Cosa fate e cosa fare per avere parità a livello di sviluppo professionale, di retribuzione e carriera?

Chiusoli «In Crif portiamo avanti attività di orientamento, coinvolgendo colleghe laureate in materie Stem per promuovere questi percorsi di studio tra le studentesse di scuole medie e superiori. Inoltre, mettiamo a disposizione dei neogenitori più servizi di aiuto possibile, come asilo nido convenzionato, supporto economico per la baby sitter, full smart working prolungato, counselling per gestire il rientro dalla maternità… Infine, lavoriamo per garantire equità di presenza e retributiva tra donne e uomini, in ogni livello organizzativo e manageriale».
Paliotta «In Mercedes-Benz Italia abbiamo cercato di rimuovere ogni ostacolo che potesse essere di intralcio alla fiducia delle donne nella possibilità di una carriera anche “funzionalmente” diversa da quella cui, in passato, la società ci ha destinato. Si tratta di rivoluzionare il concetto di performance: non solo delivery di un risultato, ma contributo più ampio alla crescita dell’organizzazione e della sua leadership. Se questo paradigma si scompone e ricompone intorno a nuove dimensioni, tendenzialmente decadono quegli ostacoli “di genere” che difficilmente rendono la carriera tradizionale fruibile da una donna».
Simonato «In Würth Italia abbiamo iniziato un percorso di sensibilizzazione e in-formazione per i nostri collaboratori e collaboratrici: programmi specifici dedicati ai manager e risorse in percorsi di sviluppo in chiave leadership. Anche la nostra casa madre tedesca è molto attenta a questo tema e promuove programmi di mentorship che coinvolgono il top management: per fare davvero la differenza e generare un impatto concreto occorre sensibilizzare tutti i livelli manageriali».
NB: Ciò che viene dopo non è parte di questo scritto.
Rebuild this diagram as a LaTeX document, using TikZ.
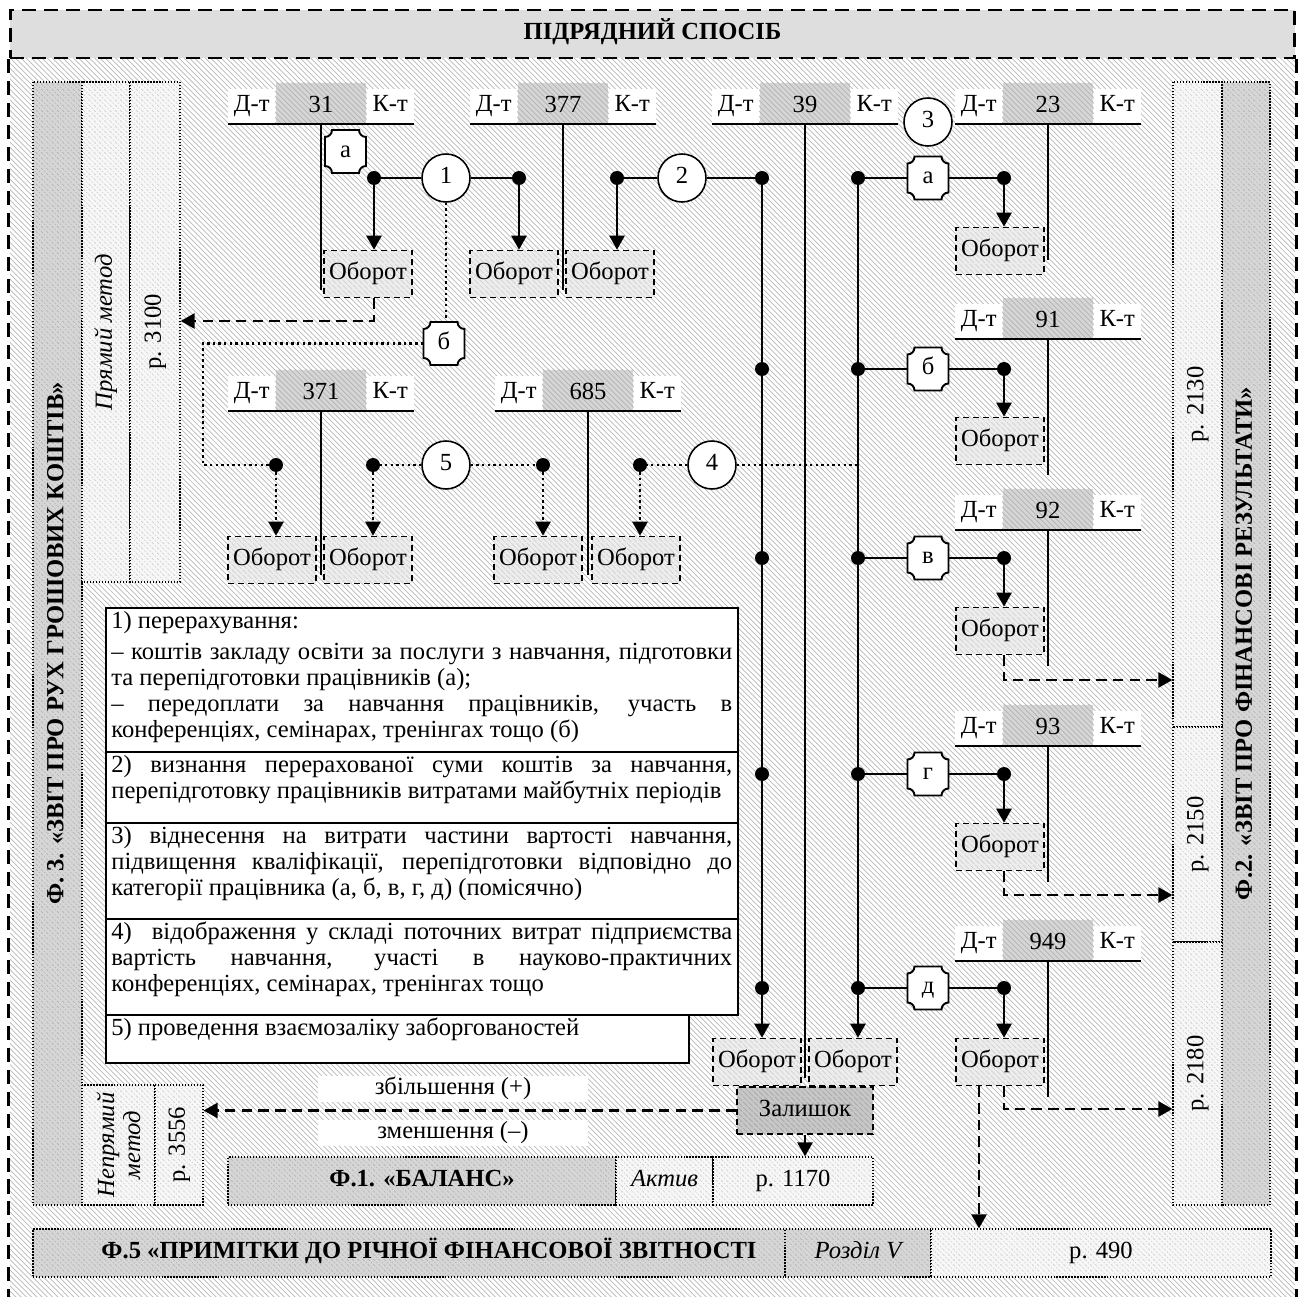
\documentclass[tikz,border=0pt]{standalone}
\usepackage{fontspec}
\setmainfont{Liberation Serif}
\usetikzlibrary{arrows.meta,calc,patterns}
\tolerance=10000
\hyphenpenalty=10000

\tikzset{
  oneline/.style={text height=9.6pt, text depth=3pt},
  hatch/.style={pattern=north west lines, pattern color=black!28},
  grayhatch/.style={preaction={fill=black!16}, pattern=north west lines, pattern color=black!30},
  lighthatch/.style={preaction={fill=black!3}, pattern=north west lines, pattern color=black!20},
  frame/.style={line width=1.6pt, dash pattern=on 8pt off 4.5pt},
  titlebox/.style={draw, frame, fill=black!13, font=\bfseries, minimum width=25.7cm, minimum height=0.96cm, inner sep=0pt, oneline},
  form/.style={draw, line width=0.7pt, densely dotted, inner sep=0pt},
  col/.style={form, rotate=90, oneline},
  row/.style={form, minimum height=0.96cm, oneline},
  acnum/.style={grayhatch, minimum width=1.8cm, minimum height=0.82cm, inner sep=0pt, text height=13.6pt, text depth=3pt},
  acside/.style={fill=white, minimum width=0.94cm, minimum height=0.7cm, inner sep=0pt, oneline},
  acline/.style={line width=0.9pt},
  obor/.style={draw, line width=0.9pt, dash pattern=on 3.5pt off 2.2pt, preaction={fill=black!7}, pattern=north west lines, pattern color=black!18, minimum width=1.76cm, minimum height=0.94cm, inner sep=0pt, oneline},
  zal/.style={draw, line width=0.9pt, dash pattern=on 3.5pt off 2.2pt, preaction={fill=black!22}, pattern=north west lines, pattern color=black!35, minimum width=2.72cm, minimum height=0.94cm, inner sep=0pt, oneline},
  numc/.style={circle, draw, fill=white, line width=0.9pt, minimum size=0.96cm, inner sep=0pt, oneline},
  dot/.style={circle, fill, minimum size=0.28cm, inner sep=0pt},
  lettr/.style={minimum width=0.82cm, minimum height=0.86cm, inner sep=0pt, oneline},
  lettrline/.style={line width=1.1pt, fill=white},
  conn/.style={line width=1.4pt},
  arr/.style={conn, -{Triangle[length=0.28cm, width=0.3cm]}},
  dasharr/.style={arr, dash pattern=on 6pt off 3.5pt},
  dotl/.style={line width=1.4pt, dash pattern=on 1.4pt off 1.8pt},
  dotarr/.style={dotl, -{Triangle[length=0.28cm, width=0.3cm]}},
  legbox/.style={draw, fill=white, line width=1.1pt, inner sep=0pt, anchor=north west},
  legtext/.style={anchor=north west, text width=12.42cm, align=justify, inner xsep=0.12cm, inner ysep=0.08cm},
  tag/.style={fill=white, minimum width=5.4cm, minimum height=0.52cm, inner sep=0pt, oneline}
}

% letter box with hollowed corners: name, position, letter
\newcommand\lettrbox[3]{%
  \draw[lettrline] (#2) ++(-20.5,21.5) ++(0,-7) arc[start angle=270, end angle=360, radius=7]
    -- ++(27,0) arc[start angle=180, end angle=270, radius=7]
    -- ++(0,-29) arc[start angle=90, end angle=180, radius=7]
    -- ++(-27,0) arc[start angle=0, end angle=90, radius=7] -- cycle;
  \node[lettr] (#1) at (#2) {#3};}

\begin{document}
\begin{tikzpicture}[x=0.02cm, y=0.02cm]
\fontsize{14}{14.8}\selectfont
\useasboundingbox (0,0) rectangle (1302,-1297);

% background and frame
\fill[hatch] (10,-58) rectangle (1295,-1297);
\node[titlebox] (title) at (652.5,-34) {ПІДРЯДНИЙ СПОСІБ};
\coordinate (bot) at (0,-1297);
\draw[frame] (title.south west) -- (title.south west |- bot);
\draw[frame] (title.south east) -- (title.south east |- bot);

% Ф.3 on the left
\node[col, grayhatch, minimum width=22.46cm, minimum height=0.98cm, font=\bfseries] (f3) at (57.5,-643.5) {Ф. 3. «ЗВІТ ПРО РУХ ГРОШОВИХ КОШТІВ»};
\node[col, lighthatch, minimum width=10cm, minimum height=0.96cm, font=\itshape] (pm) at (106,-332) {Прямий метод};
\node[col, lighthatch, minimum width=10cm, minimum height=1cm] (p3100) at (155,-332) {р. 3100};
\node[form, rotate=90, lighthatch, minimum width=2.4cm, minimum height=1.46cm, font=\itshape, align=center] (npm) at (118.5,-1145) {Непрямий\\метод};
\node[col, lighthatch, minimum width=2.4cm, minimum height=0.96cm] (p3556) at (179,-1145) {р. 3556};

% Ф.2 on the right
\node[col, grayhatch, minimum width=22.46cm, minimum height=0.96cm, font=\bfseries] (f2) at (1246,-643.5) {Ф.2. «ЗВІТ ПРО ФІНАНСОВІ РЕЗУЛЬТАТИ»};
\node[col, lighthatch, minimum width=12.9cm, minimum height=0.98cm] (p2130) at (1197.5,-404.5) {р. 2130};
\node[col, lighthatch, minimum width=4.3cm, minimum height=0.98cm] (p2150) at (1197.5,-834.5) {р. 2150};
\node[col, lighthatch, minimum width=5.26cm, minimum height=0.98cm] (p2180) at (1197.5,-1073.5) {р. 2180};

% Ф.1 and Ф.5 at the bottom
\node[row, grayhatch, minimum width=7.76cm, font=\bfseries] (bal) at (422,-1181) {Ф.1. «БАЛАНС»};
\node[row, lighthatch, minimum width=1.94cm, font=\itshape] (akt) at (664.5,-1181) {Актив};
\node[row, lighthatch, minimum width=3.2cm] (p1170) at (793,-1181) {р. 1170};
\node[row, grayhatch, minimum width=15.04cm, font=\bfseries] (f5) at (409,-1253) {\hspace*{0.8cm}Ф.5 «ПРИМІТКИ ДО РІЧНОЇ ФІНАНСОВОЇ ЗВІТНОСТІ};
\node[row, grayhatch, minimum width=2.92cm, font=\itshape] (rozd) at (858,-1253) {Розділ V};
\node[row, lighthatch, minimum width=6.8cm] (p490) at (1101,-1253) {р. 490};

% T-accounts
\foreach \nm/\x/\y/\num/\len in {t31/321/124/31/166, t377/563/124/377/166, t39/805/124/39/954,
    t23/1048/124/23/136, t91/1048/339/91/136, t92/1048/530/92/136, t93/1048/746/93/136,
    t949/1048/961/949/136, t371/321/411/371/164, t685/588/411/685/164} {
  \node[acnum, anchor=south] (\nm) at (\x,-\y) {\num};
  \node[acside, anchor=south east] (\nm-d) at (\nm.south west) {Д-т};
  \node[acside, anchor=south west] (\nm-k) at (\nm.south east) {К-т};
  \draw[acline] (\nm-d.south west) -- (\nm-k.south east);
  \draw[acline] (\nm.south) -- ++(0,-\len);
}

% legend
\node[legbox, minimum width=11.66cm, minimum height=0.96cm] (leg5) at (105,-1014) {};
\node[legbox, minimum width=12.64cm, minimum height=2.88cm] (leg1) at (105,-607) {};
\node[legbox, minimum width=12.64cm, minimum height=1.42cm] (leg2) at (105,-751) {};
\node[legbox, minimum width=12.64cm, minimum height=1.92cm] (leg3) at (105,-822) {};
\node[legbox, minimum width=12.64cm, minimum height=1.92cm] (leg4) at (105,-918) {};
\node[legtext] (leg1t) at (leg1.north west) {1) перерахування:\\[3pt]
  – коштів закладу освіти за послуги з навчання, підготовки\linebreak
  та перепідготовки працівників (а);\\
  – передоплати за навчання працівників, участь в\linebreak
  конференціях, семінарах, тренінгах тощо (б)};
\node[legtext] (leg2t) at (leg2.north west) {2) визнання перерахованої суми коштів за навчання,\linebreak
  перепідготовку працівників витратами майбутніх періодів};
\node[legtext] (leg3t) at (leg3.north west) {3) віднесення на витрати частини вартості навчання,\linebreak
  підвищення кваліфікації, перепідготовки відповідно до\linebreak
  категорії працівника (а, б, в, г, д) (помісячно)};
\node[legtext] (leg4t) at (leg4.north west) {4)\ \ відображення у складі поточних витрат підприємства\linebreak
  вартість навчання, участі в науково-практичних\linebreak
  конференціях, семінарах, тренінгах тощо};
\node[legtext, text width=11.4cm] (leg5t) at (leg5.north west) {5) проведення взаємозаліку заборгованостей};

% turnover boxes
\foreach \nm/\x/\y in {ob31/368/274, ob377d/514/274, ob377k/610/274, ob371d/272/560, ob371k/368/560,
    ob685d/538/560, ob685k/636/560, ob39d/757/1062, ob39k/853/1062, ob23/1000/251,
    ob91/1000/441, ob92/1000/631, ob93/1000/847, ob949/1000/1062}
  \node[obor] (\nm) at (\x,-\y) {Оборот};

\node[zal] (rest) at (805,-1110.5) {Залишок};
\node[tag] (inc) at (453,-1089) {збільшення (+)};
\node[tag] (dec) at (453,-1133) {зменшення (–)};

% operations
\foreach \nm/\x/\y/\t in {c1/446/178/1, c2/682/178/2, c3/928/122/3, c4/712/465/4, c5/446/465/5}
  \node[numc] (\nm) at (\x,-\y) {\t};

\foreach \nm/\x/\y in {d1a/374/178, d1b/519/178, d2a/617/178, d2b/762/178, dv1/762/369,
    dv2/762/558, dv3/762/774, dv4/762/988, d5a/276/465, d5b/373/465, d5c/543/465, d4a/640/465}
  \node[dot] (\nm) at (\x,-\y) {};

\lettrbox{la}{345.5,-151.5}{а}
\lettrbox{lb}{444,-343.5}{б}
\foreach \i/\l/\y in {1/а/178, 2/б/369, 3/в/558, 4/г/774, 5/д/988} {
  \node[dot] (ql\i) at (858,-\y) {};
  \node[dot] (qr\i) at (1004,-\y) {};
  \lettrbox{q\i}{928,-\y}{\l}
}

% solid connectors
\draw[conn] (c1) -- (d1a);
\draw[conn] (c1) -- (d1b);
\draw[arr] (d1a) -- (d1a |- ob31.north);
\draw[arr] (d1b) -- (d1b |- ob377d.north);
\draw[conn] (c2) -- (d2a);
\draw[conn] (c2) -- (d2b);
\draw[arr] (d2a) -- (d2a |- ob377k.north);
\draw[arr] (d2b) -- (d2b |- ob39d.north);
\draw[arr] (ql1) -- (ql1 |- ob39k.north);
\foreach \i/\acc in {1/23, 2/91, 3/92, 4/93, 5/949} {
  \draw[conn] (ql\i) -- (q\i) -- (qr\i);
  \draw[arr] (qr\i) -- (qr\i |- ob\acc.north);
}
\draw[arr] (rest.south) -- (rest.south |- p1170.north);

% dashed connectors
\coordinate (turn31) at (374,-321);
\draw[dasharr] (ob31.south -| turn31) -- (turn31) -- (turn31 -| p3100.south);
\coordinate (turn92) at (1004,-680);
\coordinate (turn93) at (1004,-895);
\coordinate (turn949) at (1004,-1109);
\draw[dasharr] (ob92.south -| turn92) -- (turn92) -- (turn92 -| p2130.north);
\draw[dasharr] (ob93.south -| turn93) -- (turn93) -- (turn93 -| p2150.north);
\draw[dasharr] (ob949.south -| turn949) -- (turn949) -- (turn949 -| p2180.north);
\coordinate (f5in) at ($(ob949.south)+(-21,0)$);
\draw[dasharr] (f5in) -- (f5in |- p490.north);
\draw[dasharr] (rest.west) -- (rest.west -| p3556.south);

% dotted connectors
\coordinate (turnb) at (203,-465);
\draw[dotl] (c1) -- (c1 |- lb.north);
\draw[dotl] (lb.west) -| (turnb) -- (d5a);
\draw[dotarr] (d5a) -- (d5a |- ob371d.north);
\draw[dotl] (c5) -- (d5b);
\draw[dotl] (c5) -- (d5c);
\draw[dotarr] (d5b) -- (d5b |- ob371k.north);
\draw[dotarr] (d5c) -- (d5c |- ob685d.north);
\draw[dotl] (c4) -- (d4a);
\draw[dotl] (c4) -- (c4 -| ql2);
\draw[dotarr] (d4a) -- (d4a |- ob685k.north);
\end{tikzpicture}
\end{document}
Più di una ricerca dice che le aziende con più donne performano meglio di quelle troppo maschili. Lei ne è convinta e perché?

Chiusoli «Non credo in queste generalizzazioni. Anzi, considero questo aspetto più una conseguenza della mancanza di equità che un tratto di genere: è evidente, infatti, che le donne debbano ancora faticare più degli uomini per crescere professionalmente e ricoprire ruoli di responsabilità e di vertice nelle organizzazioni. Questo stato di cose può indubbiamente spingere le donne a impegnarsi di più e a offrire prestazioni più performanti».
Paliotta «Io credo piuttosto che le aziende dove si performa meglio siano quelle nelle quali ogni forma di differenza venga valorizzata come un’opportunità. Il genere è solo uno degli ingredienti della diversità, a cui aggiungerei quella anagrafica, di orientamento sessuale, razziale e quella delle individualità. Nessuna differenza andrebbe mai “sprecata”».
Simonato «Tra le componenti che portano le donne a performare meglio rispetto agli uomini troviamo anche gli altissimi livelli di competenza e determinazione necessari a dimostrare il proprio valore. Anche garantire un contesto con eterogeneità di pensiero, cultura, mindset ed esperienze aiuta a performare meglio: è responsabilità di noi dirigenti creare team di lavoro che possano contare sulle diversità, non solo di genere… permettiamo ad ognuno di liberare il proprio potenziale esprimendo la propria unicità!».

Da decenni Manageritalia si impegna per fare informazione, cultura e azioni verso una vera parità di genere e, più in generale, della valorizzazione della diversity. Cosa pensa della nostra azione e cosa possiamo fare, anche insieme ai manager, per migliorare le cose a vantaggio di tutti?

Chiusoli «Penso che tutti gli sforzi fatti per creare una cultura di parità di genere siano importanti e vadano mantenuti e incrementati. Credo anche che raccogliere e pubblicare dei dati, dei Kpi su questi temi (ovvero, quante donne in azienda, quante donne nei livelli manageriali dell’azienda, qual è il salary gender gap…) possa accelerare molto il processo che stiamo gestendo, finalizzato a raggiungere una vera parità di genere sia nella mentalità sia nei numeri».
Paliotta «La valorizzazione dell’azione avviene attraverso la comunicazione e la promozione di eventi di diffusione e condivisione nonché attraverso il potenziamento dei network e delle partnership di valore. Di questo c’è bisogno: fare di più».
Simonato «I professionisti che oggi ricoprono un ruolo manageriale hanno il dovere di abilitare e favorire una cultura di inclusione nelle organizzazioni. Il cambiamento può fare paura perché spesso porta con sé incertezza, ma in Würth diciamo che il futuro appartiene ai coraggiosi. Grazie, quindi, se anche con il supporto delle attività di Manageritalia possiamo aumentare la consapevolezza e trasmettere fiducia nel prendere decisioni che a volte possono sembrare coraggiose».